3 comments on “(Time) 11 Surprising Facts About Women and Poverty From the Shriver Report

  1. David Keller says:

    The interesting common thread here are the statistics dealing with single mothers with no male in the household and resultant “poverty”. Also we have spent trillions on government programs since 1964 to solve the problem, yet look at the numbers. Even Democrats ought to be looking seriously at why we are thowing more money down a dry hole. Of course, they won’t.

  2. sandlapper says:

    Here we have the dark sides of two popular modern ideas. First, the “emancipation” of women to work just like men has put further pressure on family time and on women’s well-being. Secondly, the ideal of free enterprise has put American workers into competition with third-world workers, forcing both parents (if both are even present) to work at low wages. This further weakens family life.

  3. Frances Scott says:

    As a “single mother of four with no male in the household” I was invistigated two years in a row by the IRS because they could not believe that we lived on less than $3,000 a year.
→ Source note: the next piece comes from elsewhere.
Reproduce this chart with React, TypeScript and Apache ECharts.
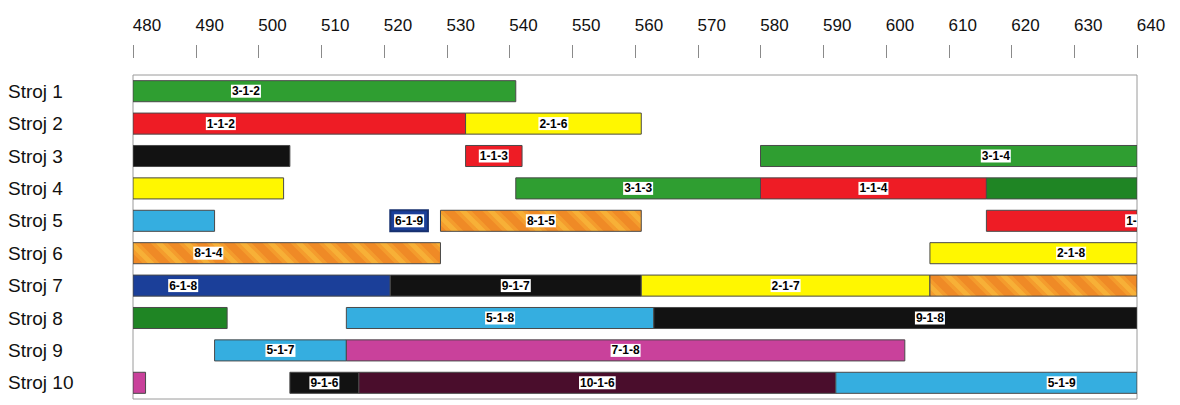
import React, { useEffect, useRef } from 'react';
import * as echarts from 'echarts';

// Machines (rows, top to bottom)
const machines = ['Stroj 1', 'Stroj 2', 'Stroj 3', 'Stroj 4', 'Stroj 5', 'Stroj 6', 'Stroj 7', 'Stroj 8', 'Stroj 9', 'Stroj 10'];

// Time axis
const axisMin = 480;
const axisMax = 640;
const axisStep = 10;

// Operations (parallel arrays): machine row index, start, end, label (job-1-operation)
const opRow = [0, 1, 1, 2, 2, 2, 3, 3, 3, 3, 4, 4, 4, 4, 5, 5, 6, 6, 6, 6, 7, 7, 7, 8, 8, 9, 9, 9, 9];
const opStart = [455, 455, 533, 430, 533, 580, 430, 541, 580, 616, 430, 521, 529, 616, 455, 607, 455, 521, 561, 607, 430, 514, 563, 493, 514, 430, 505, 516, 592];
const opEnd = [541, 533, 561, 505, 542, 655, 504, 580, 616, 690, 493, 527, 561, 665, 529, 652, 521, 561, 607, 690, 495, 563, 651, 514, 603, 482, 516, 592, 664];
const opName = ['3-1-2', '1-1-2', '2-1-6', '9-1-5', '1-1-3', '3-1-4', '2-1-5', '3-1-3', '1-1-4', '4-1-6', '5-1-6', '6-1-9', '8-1-5', '1-1-5', '8-1-4', '2-1-8', '6-1-8', '9-1-7', '2-1-7', '8-1-6', '4-1-5', '5-1-8', '9-1-8', '5-1-7', '7-1-8', '7-1-7', '9-1-6', '10-1-6', '5-1-9'];

// Colour per job number
const jobColors: Record<string, string> = {
  '1': '#ee1c25',
  '2': '#fff700',
  '3': '#2f9e31',
  '4': '#1f8524',
  '5': '#35aee0',
  '6': '#1b3f99',
  '7': '#c9419b',
  '8': 'PATTERN',
  '9': '#121212',
  '10': '#4a0d2c',
};

function makeStripePattern(): any {
  const P = 28;
  const c = document.createElement('canvas');
  c.width = P;
  c.height = P;
  const ctx = c.getContext('2d');
  if (!ctx) return '#f0902a';
  ctx.fillStyle = '#ef8a26';
  ctx.fillRect(0, 0, P, P);
  const drawBand = (w: number, col: string) => {
    ctx.strokeStyle = col;
    ctx.lineWidth = w;
    for (let k = -2; k <= 2; k++) {
      ctx.beginPath();
      ctx.moveTo(k * P - P, -P);
      ctx.lineTo(k * P + 2 * P, 2 * P);
      ctx.stroke();
    }
  };
  drawBand(12, 'rgba(246,168,50,0.6)');
  drawBand(5, 'rgba(248,185,60,0.7)');
  return { image: c, repeat: 'repeat' };
}

export default function App() {
  const ref = useRef<HTMLDivElement>(null);
  useEffect(() => {
    document.body.style.margin = '0';
    if (!ref.current) return;
    const chart = echarts.init(ref.current, undefined, { renderer: 'svg' });
    const stripe = makeStripePattern();

    const data = opRow.map((r, i) => [r, opStart[i], opEnd[i], i]);

    chart.setOption({
      animation: false,
      backgroundColor: '#ffffff',
      grid: {
        left: 133,
        right: 43,
        top: 75,
        bottom: 6,
        show: true,
        borderColor: '#9a9a9a',
        borderWidth: 1,
        backgroundColor: 'transparent',
      },
      xAxis: {
        type: 'value',
        position: 'top',
        min: axisMin,
        max: axisMax,
        interval: axisStep,
        offset: 17,
        axisLine: { show: false },
        splitLine: { show: false },
        axisTick: { show: true, length: 13, lineStyle: { color: '#8a8a8a', width: 1 } },
        axisLabel: {
          margin: 24,
          color: '#111',
          fontFamily: 'Arial, Liberation Sans, sans-serif',
          fontSize: 17,
          padding: [0, 0, 0, 28],
        },
      },
      yAxis: {
        type: 'category',
        data: machines,
        inverse: true,
        axisLine: { show: false },
        axisTick: { show: false },
        splitLine: { show: false },
        axisLabel: {
          align: 'left',
          margin: 125,
          color: '#111',
          fontFamily: 'Arial, Liberation Sans, sans-serif',
          fontSize: 19,
          padding: [0, 0, 5, 0],
        },
      },
      series: [
        {
          type: 'custom',
          clip: true,
          encode: { x: [1, 2], y: 0 },
          data,
          renderItem: (params: any, api: any) => {
            const row = api.value(0);
            const s = api.value(1);
            const e = api.value(2);
            const idx = api.value(3);
            const p0 = api.coord([s, row]);
            const p1 = api.coord([e, row]);
            const h = api.size([0, 1])[1] * 0.65;
            const cs = params.coordSys;
            const shape = echarts.graphic.clipRectByRect(
              { x: p0[0], y: p0[1] - h / 2, width: p1[0] - p0[0], height: h },
              { x: cs.x, y: cs.y, width: cs.width, height: cs.height }
            );
            if (!shape) return null;
            const name = opName[idx];
            const job = name.split('-')[0];
            const col = jobColors[job];
            const fill = col === 'PATTERN' ? stripe : col;
            const small = job === '6' && e - s < 10;
            const children: any[] = [
              {
                type: 'rect',
                shape,
                style: {
                  fill,
                  stroke: small ? '#17306f' : '#4a4a4a',
                  lineWidth: small ? 2 : 1,
                },
              },
            ];
            const cx = (p0[0] + p1[0]) / 2;
            if (cx > cs.x - 15 && cx < cs.x + cs.width + 15) {
              children.push({
                type: 'text',
                x: cx,
                y: p0[1],
                style: {
                  text: name,
                  fill: '#000',
                  font: 'bold 12px Arial, "Liberation Sans", sans-serif',
                  align: 'center',
                  verticalAlign: 'middle',
                  backgroundColor: '#ffffff',
                  padding: [1, 1, 0, 1],
                },
              });
            }
            return { type: 'group', children };
          },
        },
      ],
    });
    return () => chart.dispose();
  }, []);
  return <div ref={ref} style={{ width: 1180, height: 405 }} />;
}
We were poor, but we were not “poverty stricken”; there is a difference. We, my children & I had a vegetable garden in the back yard. We harvested the wild asparagus and wild berries. We baked our own bread and canned fruit that grew wild in the mountains or that was given us by neighbors who didn’t want to mess with the apples and peaches that grew in their yards. My sons (starting at about 9 years of age) did yard work, shovelled snow, and delivered newspapers to buy their own school clothes; my daughters kept the neighbor’s 3 children while she worked. My parents helped when they could…if my dad had work himself…construction is seasonal in Colorado. We were not “statistics” we were a functional, hardworking family.
    None of my children (now in their fifties) are in jail or on welfare… nor are their children.